- _Recorded information_:
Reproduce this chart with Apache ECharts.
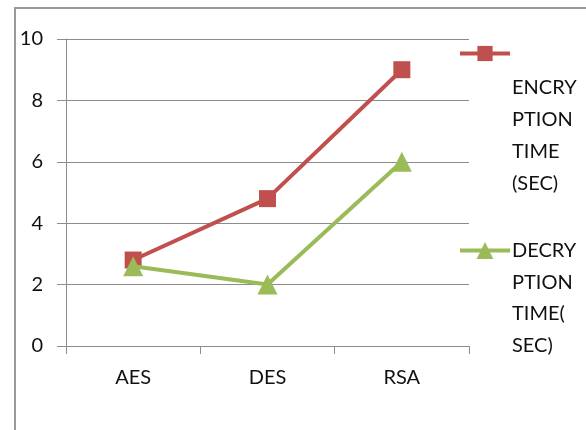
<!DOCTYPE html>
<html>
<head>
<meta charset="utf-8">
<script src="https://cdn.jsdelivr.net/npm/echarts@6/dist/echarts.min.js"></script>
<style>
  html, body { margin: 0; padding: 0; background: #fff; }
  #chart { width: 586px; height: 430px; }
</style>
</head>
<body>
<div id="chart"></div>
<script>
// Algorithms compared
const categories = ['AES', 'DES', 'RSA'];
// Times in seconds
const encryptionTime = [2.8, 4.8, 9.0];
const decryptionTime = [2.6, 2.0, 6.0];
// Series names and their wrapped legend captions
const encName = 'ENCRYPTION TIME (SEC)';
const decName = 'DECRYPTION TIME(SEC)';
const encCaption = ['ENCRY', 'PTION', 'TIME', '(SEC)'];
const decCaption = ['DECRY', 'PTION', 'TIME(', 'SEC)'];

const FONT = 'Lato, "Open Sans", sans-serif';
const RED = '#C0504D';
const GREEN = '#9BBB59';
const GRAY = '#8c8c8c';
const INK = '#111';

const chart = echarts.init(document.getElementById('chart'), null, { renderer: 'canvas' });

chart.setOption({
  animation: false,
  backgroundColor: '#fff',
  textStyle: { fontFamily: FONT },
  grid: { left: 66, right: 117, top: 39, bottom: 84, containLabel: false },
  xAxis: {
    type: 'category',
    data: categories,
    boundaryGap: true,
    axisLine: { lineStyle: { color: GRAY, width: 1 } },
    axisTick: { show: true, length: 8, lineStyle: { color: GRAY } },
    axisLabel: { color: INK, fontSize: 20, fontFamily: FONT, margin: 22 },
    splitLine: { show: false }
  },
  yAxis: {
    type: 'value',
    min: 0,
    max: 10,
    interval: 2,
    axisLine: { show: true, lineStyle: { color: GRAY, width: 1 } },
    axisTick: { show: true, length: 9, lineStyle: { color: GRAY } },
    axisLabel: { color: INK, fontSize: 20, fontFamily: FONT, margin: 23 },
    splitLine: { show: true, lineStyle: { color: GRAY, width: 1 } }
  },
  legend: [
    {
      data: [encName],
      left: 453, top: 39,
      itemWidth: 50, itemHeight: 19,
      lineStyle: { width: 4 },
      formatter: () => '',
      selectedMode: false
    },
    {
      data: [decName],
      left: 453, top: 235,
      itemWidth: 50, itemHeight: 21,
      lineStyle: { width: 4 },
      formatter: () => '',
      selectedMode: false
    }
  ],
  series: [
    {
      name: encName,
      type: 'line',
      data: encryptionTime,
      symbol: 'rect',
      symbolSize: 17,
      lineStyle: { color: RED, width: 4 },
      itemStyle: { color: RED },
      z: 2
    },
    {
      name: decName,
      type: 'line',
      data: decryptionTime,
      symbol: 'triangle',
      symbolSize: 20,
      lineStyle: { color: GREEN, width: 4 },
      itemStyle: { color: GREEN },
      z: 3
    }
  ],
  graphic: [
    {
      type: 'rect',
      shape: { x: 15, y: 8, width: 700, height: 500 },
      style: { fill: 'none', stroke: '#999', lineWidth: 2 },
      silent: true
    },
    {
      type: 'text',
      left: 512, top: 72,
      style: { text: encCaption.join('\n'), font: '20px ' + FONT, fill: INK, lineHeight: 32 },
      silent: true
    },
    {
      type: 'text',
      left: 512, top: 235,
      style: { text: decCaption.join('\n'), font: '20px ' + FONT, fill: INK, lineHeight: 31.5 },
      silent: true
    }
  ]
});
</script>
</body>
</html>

- _What you are asked to do_:
Restate the material word for word from its first line through the line containing "const INK = '#111';", both included; the pictures do not belong in it.

- _The output_:
Reproduce this chart with Apache ECharts.
<!DOCTYPE html>
<html>
<head>
<meta charset="utf-8">
<script src="https://cdn.jsdelivr.net/npm/echarts@6/dist/echarts.min.js"></script>
<style>
  html, body { margin: 0; padding: 0; background: #fff; }
  #chart { width: 586px; height: 430px; }
</style>
</head>
<body>
<div id="chart"></div>
<script>
// Algorithms compared
const categories = ['AES', 'DES', 'RSA'];
// Times in seconds
const encryptionTime = [2.8, 4.8, 9.0];
const decryptionTime = [2.6, 2.0, 6.0];
// Series names and their wrapped legend captions
const encName = 'ENCRYPTION TIME (SEC)';
const decName = 'DECRYPTION TIME(SEC)';
const encCaption = ['ENCRY', 'PTION', 'TIME', '(SEC)'];
const decCaption = ['DECRY', 'PTION', 'TIME(', 'SEC)'];

const FONT = 'Lato, "Open Sans", sans-serif';
const RED = '#C0504D';
const GREEN = '#9BBB59';
const GRAY = '#8c8c8c';
const INK = '#111';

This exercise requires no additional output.